More specifically, it is the dismantling of heteronomous identity — the identity that formed around external approval, survival contracts, roles, expectations, and attachment needs.
This process unfolds in two stages.
Stage One: From Heteronomy to Autonomy
In heteronomy, identity is externally governed.
You make decisions based on external laws, forces, expectations, or approval. Stability depends on relationships, achievement, belief systems, or cultural conditioning. Even when you feel strong or capable, your identity reorganizes under external pressure.
The first stage of ego death begins when you question this structure.
You differentiate from inherited beliefs.
You establish boundaries.
You reduce dependency on approval.
You begin making decisions that feel internally endorsed.
This is autonomy.
Autonomy means you have begun to know yourself. You are no longer fully governed from the outside. But external forces may still influence your identity. There is clarity, but not yet full anchoring.
Autonomy is a necessary stage. It is not the final one.
Stage Two: From Autonomy to Sovereignty
Sovereignty is fully internal governance.

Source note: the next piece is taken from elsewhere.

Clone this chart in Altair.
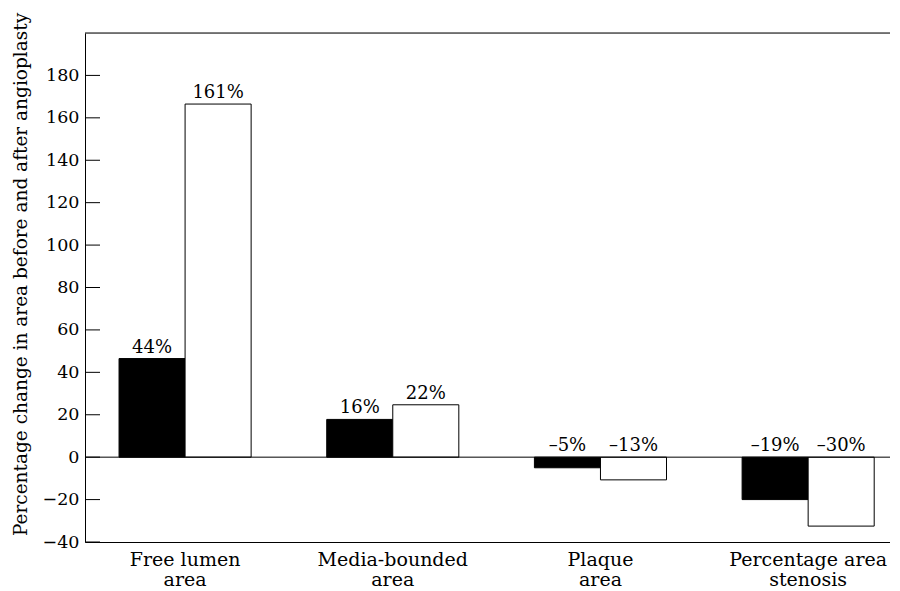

Your identity is no longer organized around what is external. Relationships, roles, achievements, and beliefs become expressions of who you are, not sources of who you are.
In sovereignty:
You do not reorganize your identity under relational pressure.

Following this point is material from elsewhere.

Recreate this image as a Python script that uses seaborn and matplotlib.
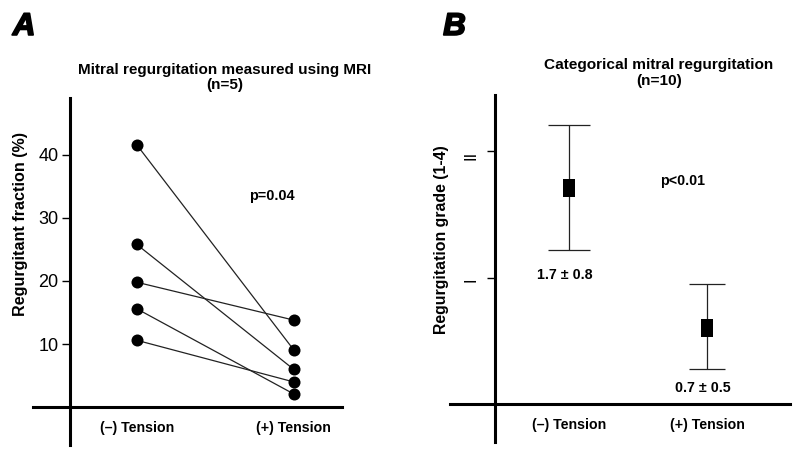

You do not derive worth from approval.
You do not anchor yourself in roles.
You govern your life from your identity, not toward it.
In heteronomy, you do not know who you are, so you govern your life externally.
In autonomy, you partially know who you are, and you begin to self-govern.
In sovereignty, you fully know who you are, and your life reflects that identity.
Ego death is not about becoming someone new. It is about dissolving what was externally conditioned so that your true identity can govern your life.
The entire journey is a movement across levels of identity:
External governance.
Partial internal governance.
Full internal governance.
This is the path from heteronomy to sovereignty.